Perhaps even more interesting, though, is that of the 12 fruits and vegetables targeted in the Dirty Dozen list, Produce Pulse respondents report almost no consumer quality complaints.

Only 3% of survey participants noted problems with spinach, while little more than 1% reported problems with apples or kale/collard greens, although the complaints might not have even been related to pesticide residues.

Survey-takers reported no consumer complaints whatsoever with the other nine commodities targeted by the EWG in the Dirty Dozen.

Of the people we polled last year regarding the items in question for their pesticide residue issues in the 2010 Dirty Dozen list, 15% said their company or store had received a complaint about the food safety of those particular fruits and vegetables, with 9% of survey participants noting a complaint about spinach, 6.5% on imported grapes and 3% on strawberries.

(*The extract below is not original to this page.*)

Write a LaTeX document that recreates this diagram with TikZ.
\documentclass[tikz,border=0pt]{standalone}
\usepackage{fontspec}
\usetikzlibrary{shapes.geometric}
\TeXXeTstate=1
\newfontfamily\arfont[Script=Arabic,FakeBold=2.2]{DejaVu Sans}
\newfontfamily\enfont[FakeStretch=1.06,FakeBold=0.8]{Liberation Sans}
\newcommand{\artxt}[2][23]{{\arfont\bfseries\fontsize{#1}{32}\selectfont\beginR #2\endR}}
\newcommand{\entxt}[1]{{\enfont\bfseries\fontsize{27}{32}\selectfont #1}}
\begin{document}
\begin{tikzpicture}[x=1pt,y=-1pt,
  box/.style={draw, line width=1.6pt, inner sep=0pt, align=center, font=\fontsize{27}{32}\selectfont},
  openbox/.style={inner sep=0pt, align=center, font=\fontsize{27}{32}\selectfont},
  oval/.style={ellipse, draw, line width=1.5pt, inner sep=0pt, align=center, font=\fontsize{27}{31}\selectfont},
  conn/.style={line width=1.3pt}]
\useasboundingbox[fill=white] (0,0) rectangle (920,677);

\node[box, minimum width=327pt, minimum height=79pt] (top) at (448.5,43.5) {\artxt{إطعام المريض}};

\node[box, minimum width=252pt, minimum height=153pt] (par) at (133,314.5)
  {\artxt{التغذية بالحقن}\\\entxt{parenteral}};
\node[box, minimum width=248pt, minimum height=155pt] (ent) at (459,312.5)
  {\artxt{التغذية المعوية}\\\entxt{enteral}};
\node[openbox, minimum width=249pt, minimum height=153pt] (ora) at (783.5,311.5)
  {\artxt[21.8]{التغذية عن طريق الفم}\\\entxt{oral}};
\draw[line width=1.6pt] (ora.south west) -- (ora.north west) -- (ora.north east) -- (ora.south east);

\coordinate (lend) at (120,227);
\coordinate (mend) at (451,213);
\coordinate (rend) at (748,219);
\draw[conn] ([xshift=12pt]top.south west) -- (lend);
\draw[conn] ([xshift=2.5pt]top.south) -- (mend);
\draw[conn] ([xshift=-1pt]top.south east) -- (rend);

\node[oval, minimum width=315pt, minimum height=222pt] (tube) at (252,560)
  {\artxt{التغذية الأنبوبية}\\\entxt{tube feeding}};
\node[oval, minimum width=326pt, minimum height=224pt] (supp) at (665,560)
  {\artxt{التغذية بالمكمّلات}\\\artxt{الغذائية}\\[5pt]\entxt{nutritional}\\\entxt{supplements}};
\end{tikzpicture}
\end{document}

Less than 3% of last year’s survey respondents reported consumer issues with quality of other commodities on the Dirty Dozen list.

It’s apparent more and more members of the produce industry are becoming agitated with all the Dirty Dozen hype, considering it information that is misleading.

Some verbatim responses to the latest Produce Pulse survey questions:

  • It’s a sales plan to convince the public to buy organic.
  • Obviously this is a needless scare tactic. Statistically speaking, it appears that the origin of samples, sample size and methodology of everything tested is highly questionable and therefore, flawed. The bias is clearly pre-determined to erroneous.
  • (This is) a nice attempt to scare consumers into buying organic, but they had best not create fear of buying conventional produce or business is going to suffer big time.
  • (I) don’t believe most of it and think organic is just as bad or worse than (conventional) produce.
  • I hate to see consumers bypass fresh fruits and veggies on a study that can be interpreted in different ways. I also don’t like that this list is then copied to blogs and other websites with the Top 12 most contaminated and the (15) safest items list.
  • (About) 99.99% of our food is deemed safe for eating, yet 1,000 people a day die from smoking related illness. Where should we be concentrating our health efforts?

However, some survey participants also spoke up in favor of the PDP report and the Dirty Dozen list.

  • (This is) another example of how critical timely and honest industry response does help.
  • I think that it is a great tool for customers to understand that there are serious health consequences to consuming produce that are grown with high levels of pesticides, and that there are alternatives to these items.